The exercise: Copy out the material below in full, but not its images.

────────────────────

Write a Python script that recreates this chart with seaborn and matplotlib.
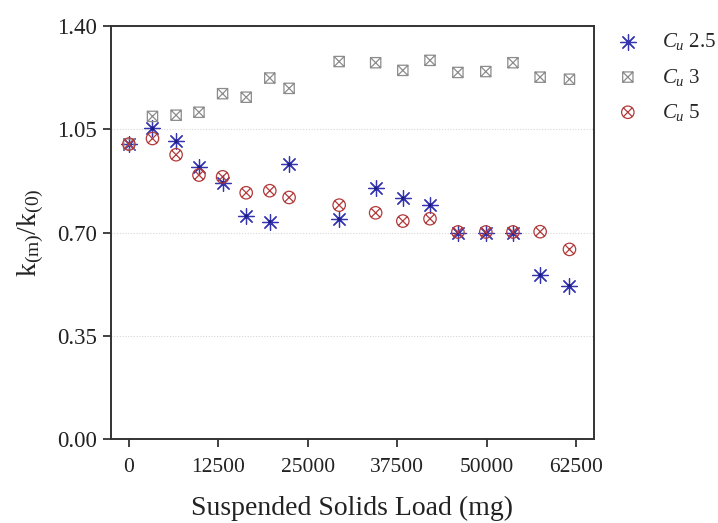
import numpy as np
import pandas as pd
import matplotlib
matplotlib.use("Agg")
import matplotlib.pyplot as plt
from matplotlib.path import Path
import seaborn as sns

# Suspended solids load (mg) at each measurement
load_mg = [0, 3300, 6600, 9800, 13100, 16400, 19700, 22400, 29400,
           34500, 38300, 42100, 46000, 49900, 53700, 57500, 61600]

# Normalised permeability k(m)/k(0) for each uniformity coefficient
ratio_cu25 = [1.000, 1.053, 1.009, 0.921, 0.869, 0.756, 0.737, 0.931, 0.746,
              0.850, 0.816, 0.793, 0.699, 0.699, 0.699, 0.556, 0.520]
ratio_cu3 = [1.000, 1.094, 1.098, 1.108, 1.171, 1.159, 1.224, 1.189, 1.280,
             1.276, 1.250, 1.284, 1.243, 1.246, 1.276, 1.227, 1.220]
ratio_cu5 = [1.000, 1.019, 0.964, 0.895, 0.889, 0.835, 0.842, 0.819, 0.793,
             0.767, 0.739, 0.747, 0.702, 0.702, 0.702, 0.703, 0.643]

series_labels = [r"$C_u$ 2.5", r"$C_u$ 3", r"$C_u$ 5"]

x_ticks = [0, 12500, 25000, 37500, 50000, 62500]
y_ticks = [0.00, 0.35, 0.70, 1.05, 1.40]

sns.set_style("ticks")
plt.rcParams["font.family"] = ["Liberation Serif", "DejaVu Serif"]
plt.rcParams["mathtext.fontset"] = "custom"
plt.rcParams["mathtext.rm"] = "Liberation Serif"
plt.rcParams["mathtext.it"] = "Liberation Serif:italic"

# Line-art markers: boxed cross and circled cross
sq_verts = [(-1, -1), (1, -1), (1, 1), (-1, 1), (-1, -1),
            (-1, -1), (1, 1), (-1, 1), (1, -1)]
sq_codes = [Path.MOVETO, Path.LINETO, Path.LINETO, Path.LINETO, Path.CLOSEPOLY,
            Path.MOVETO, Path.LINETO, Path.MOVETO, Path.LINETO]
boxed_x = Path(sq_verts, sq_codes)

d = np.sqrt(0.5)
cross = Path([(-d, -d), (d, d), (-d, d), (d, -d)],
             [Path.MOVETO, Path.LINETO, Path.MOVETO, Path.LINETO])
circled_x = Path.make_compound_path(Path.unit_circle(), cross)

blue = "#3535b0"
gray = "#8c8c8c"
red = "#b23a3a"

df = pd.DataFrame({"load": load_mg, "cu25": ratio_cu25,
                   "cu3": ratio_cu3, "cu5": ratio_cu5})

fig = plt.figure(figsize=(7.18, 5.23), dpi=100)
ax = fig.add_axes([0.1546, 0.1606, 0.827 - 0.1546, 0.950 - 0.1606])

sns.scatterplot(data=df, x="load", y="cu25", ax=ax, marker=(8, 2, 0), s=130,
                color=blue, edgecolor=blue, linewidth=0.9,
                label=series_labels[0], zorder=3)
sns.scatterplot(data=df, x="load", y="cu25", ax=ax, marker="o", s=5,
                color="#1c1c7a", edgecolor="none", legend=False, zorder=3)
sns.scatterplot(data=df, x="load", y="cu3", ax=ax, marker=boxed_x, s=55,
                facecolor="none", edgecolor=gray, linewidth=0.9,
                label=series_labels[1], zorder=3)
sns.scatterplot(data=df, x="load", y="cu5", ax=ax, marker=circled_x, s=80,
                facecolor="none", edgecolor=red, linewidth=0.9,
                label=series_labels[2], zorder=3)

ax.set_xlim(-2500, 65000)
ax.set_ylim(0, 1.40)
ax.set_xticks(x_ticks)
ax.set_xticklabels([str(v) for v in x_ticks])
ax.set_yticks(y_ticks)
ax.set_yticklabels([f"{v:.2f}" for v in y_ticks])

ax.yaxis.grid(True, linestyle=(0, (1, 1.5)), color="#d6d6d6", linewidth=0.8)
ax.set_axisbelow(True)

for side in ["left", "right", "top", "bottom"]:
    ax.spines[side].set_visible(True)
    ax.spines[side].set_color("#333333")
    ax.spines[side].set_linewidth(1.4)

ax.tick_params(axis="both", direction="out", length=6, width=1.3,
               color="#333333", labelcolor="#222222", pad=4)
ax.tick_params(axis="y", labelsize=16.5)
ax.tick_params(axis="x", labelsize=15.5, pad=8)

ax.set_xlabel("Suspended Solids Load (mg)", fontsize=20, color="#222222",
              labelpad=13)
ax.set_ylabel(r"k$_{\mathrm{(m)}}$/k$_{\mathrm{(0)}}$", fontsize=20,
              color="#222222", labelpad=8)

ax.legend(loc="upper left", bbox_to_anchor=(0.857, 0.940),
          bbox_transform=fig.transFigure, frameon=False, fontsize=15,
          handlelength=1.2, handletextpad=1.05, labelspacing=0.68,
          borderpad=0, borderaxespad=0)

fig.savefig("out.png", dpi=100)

────────────────────

Task answer:
Write a Python script that recreates this chart with seaborn and matplotlib.
import numpy as np
import pandas as pd
import matplotlib
matplotlib.use("Agg")
import matplotlib.pyplot as plt
from matplotlib.path import Path
import seaborn as sns

# Suspended solids load (mg) at each measurement
load_mg = [0, 3300, 6600, 9800, 13100, 16400, 19700, 22400, 29400,
           34500, 38300, 42100, 46000, 49900, 53700, 57500, 61600]

# Normalised permeability k(m)/k(0) for each uniformity coefficient
ratio_cu25 = [1.000, 1.053, 1.009, 0.921, 0.869, 0.756, 0.737, 0.931, 0.746,
              0.850, 0.816, 0.793, 0.699, 0.699, 0.699, 0.556, 0.520]
ratio_cu3 = [1.000, 1.094, 1.098, 1.108, 1.171, 1.159, 1.224, 1.189, 1.280,
             1.276, 1.250, 1.284, 1.243, 1.246, 1.276, 1.227, 1.220]
ratio_cu5 = [1.000, 1.019, 0.964, 0.895, 0.889, 0.835, 0.842, 0.819, 0.793,
             0.767, 0.739, 0.747, 0.702, 0.702, 0.702, 0.703, 0.643]

series_labels = [r"$C_u$ 2.5", r"$C_u$ 3", r"$C_u$ 5"]

x_ticks = [0, 12500, 25000, 37500, 50000, 62500]
y_ticks = [0.00, 0.35, 0.70, 1.05, 1.40]

sns.set_style("ticks")
plt.rcParams["font.family"] = ["Liberation Serif", "DejaVu Serif"]
plt.rcParams["mathtext.fontset"] = "custom"
plt.rcParams["mathtext.rm"] = "Liberation Serif"
plt.rcParams["mathtext.it"] = "Liberation Serif:italic"

# Line-art markers: boxed cross and circled cross
sq_verts = [(-1, -1), (1, -1), (1, 1), (-1, 1), (-1, -1),
            (-1, -1), (1, 1), (-1, 1), (1, -1)]
sq_codes = [Path.MOVETO, Path.LINETO, Path.LINETO, Path.LINETO, Path.CLOSEPOLY,
            Path.MOVETO, Path.LINETO, Path.MOVETO, Path.LINETO]
boxed_x = Path(sq_verts, sq_codes)

d = np.sqrt(0.5)
cross = Path([(-d, -d), (d, d), (-d, d), (d, -d)],
             [Path.MOVETO, Path.LINETO, Path.MOVETO, Path.LINETO])
circled_x = Path.make_compound_path(Path.unit_circle(), cross)

blue = "#3535b0"
gray = "#8c8c8c"
red = "#b23a3a"

df = pd.DataFrame({"load": load_mg, "cu25": ratio_cu25,
                   "cu3": ratio_cu3, "cu5": ratio_cu5})

fig = plt.figure(figsize=(7.18, 5.23), dpi=100)
ax = fig.add_axes([0.1546, 0.1606, 0.827 - 0.1546, 0.950 - 0.1606])

sns.scatterplot(data=df, x="load", y="cu25", ax=ax, marker=(8, 2, 0), s=130,
                color=blue, edgecolor=blue, linewidth=0.9,
                label=series_labels[0], zorder=3)
sns.scatterplot(data=df, x="load", y="cu25", ax=ax, marker="o", s=5,
                color="#1c1c7a", edgecolor="none", legend=False, zorder=3)
sns.scatterplot(data=df, x="load", y="cu3", ax=ax, marker=boxed_x, s=55,
                facecolor="none", edgecolor=gray, linewidth=0.9,
                label=series_labels[1], zorder=3)
sns.scatterplot(data=df, x="load", y="cu5", ax=ax, marker=circled_x, s=80,
                facecolor="none", edgecolor=red, linewidth=0.9,
                label=series_labels[2], zorder=3)

ax.set_xlim(-2500, 65000)
ax.set_ylim(0, 1.40)
ax.set_xticks(x_ticks)
ax.set_xticklabels([str(v) for v in x_ticks])
ax.set_yticks(y_ticks)
ax.set_yticklabels([f"{v:.2f}" for v in y_ticks])

ax.yaxis.grid(True, linestyle=(0, (1, 1.5)), color="#d6d6d6", linewidth=0.8)
ax.set_axisbelow(True)

for side in ["left", "right", "top", "bottom"]:
    ax.spines[side].set_visible(True)
    ax.spines[side].set_color("#333333")
    ax.spines[side].set_linewidth(1.4)

ax.tick_params(axis="both", direction="out", length=6, width=1.3,
               color="#333333", labelcolor="#222222", pad=4)
ax.tick_params(axis="y", labelsize=16.5)
ax.tick_params(axis="x", labelsize=15.5, pad=8)

ax.set_xlabel("Suspended Solids Load (mg)", fontsize=20, color="#222222",
              labelpad=13)
ax.set_ylabel(r"k$_{\mathrm{(m)}}$/k$_{\mathrm{(0)}}$", fontsize=20,
              color="#222222", labelpad=8)

ax.legend(loc="upper left", bbox_to_anchor=(0.857, 0.940),
          bbox_transform=fig.transFigure, frameon=False, fontsize=15,
          handlelength=1.2, handletextpad=1.05, labelspacing=0.68,
          borderpad=0, borderaxespad=0)

fig.savefig("out.png", dpi=100)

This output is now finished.